Regarding intraoperative complications, it is essential to emphasize tissue selectivity and the micrometric cutting capacity of ultrasonic surgery, which in extreme situations (proximity to noble anatomical structures) outweighs the disadvantage of the operating time. In the remaining cases, the use of this technique is an ambiguous decision. If, on the one hand, the technique endows postoperative results that tend to be more advantageous, on the other hand, the longer operating time can diminish this advantage. Thus, according to Piersanti et al. [21], in young patients, the technique of choice will remain conventional rotational surgery; given the histological characteristics of bone tissue—less mineralized and the greater thickness of the periodontal ligament—the preponderant factor in the quality of the postoperative period will be the shorter surgical time [21]. According to Chiapasco et al. (1995), cited by Piersanti et al. [21], in patients of older age groups, more than 24 years of age, in which bone tissue is already more mineralized and the periodontal ligament narrower, the primary objective will be to make extraction the least traumatic possible, assuming that the more extensive operating time is less relevant, and thus the technique of choice will be ultrasonic surgery. In addition to this dichotomy, the high cost of the equipment is highlighted. In this context, a cost-benefit analysis would be interesting to undertake in future studies.

The present study has a small sample size, so caution should be taken regarding the obtained conclusions. Due to the use of pain as the main outcome, which has a subjective measurement, the results can present bias related to reading and interpretation of the VAS. In future studies, we suggest changing the primary outcome to an objective mensurable variable such as swelling, which has a similar impact on the postoperative characterization. Additionally, since the relationship between age and swelling is not fully understood, further studies should include different age groups to clarify this. Patient report outcomes, including psychological aspects, can also be included in the evaluated parameters.

Additionally, the study design can be changed from an equivalence study to a superiority one.

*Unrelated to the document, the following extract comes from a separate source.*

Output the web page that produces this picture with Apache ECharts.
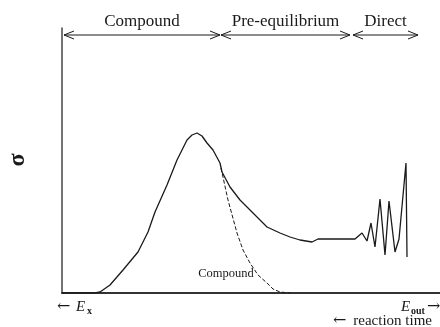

The obtained results were fundamental to calculating the sample needed for further studies. This way, considering a significance level of 5% and a 90% power, the enrolment of 62 patients is needed.

5. Conclusions

Piezosurgery tends to be beneficial in terms of postoperative signs and symptoms (pain, swelling, trismus), compared to conventional surgery. Although these differences are not statistically significant, they are clinically relevant since they translate into a more favourable postoperative period, interfering less with the patients’ quality of life. Additionally, it is a technique that, due to its lower noise and vibration, is associated with lower levels of anxiety and discomfort. Operative bleeding was also significantly less in this technique, given the less invasive surgical intervention, representing an advantage for the patient.

Despite the technical demands and high equipment costs, the inherent advantages of the technique make its clinical applicability beneficial, especially in cases where the integrity of the noble anatomical structures is the most relevant risk factor.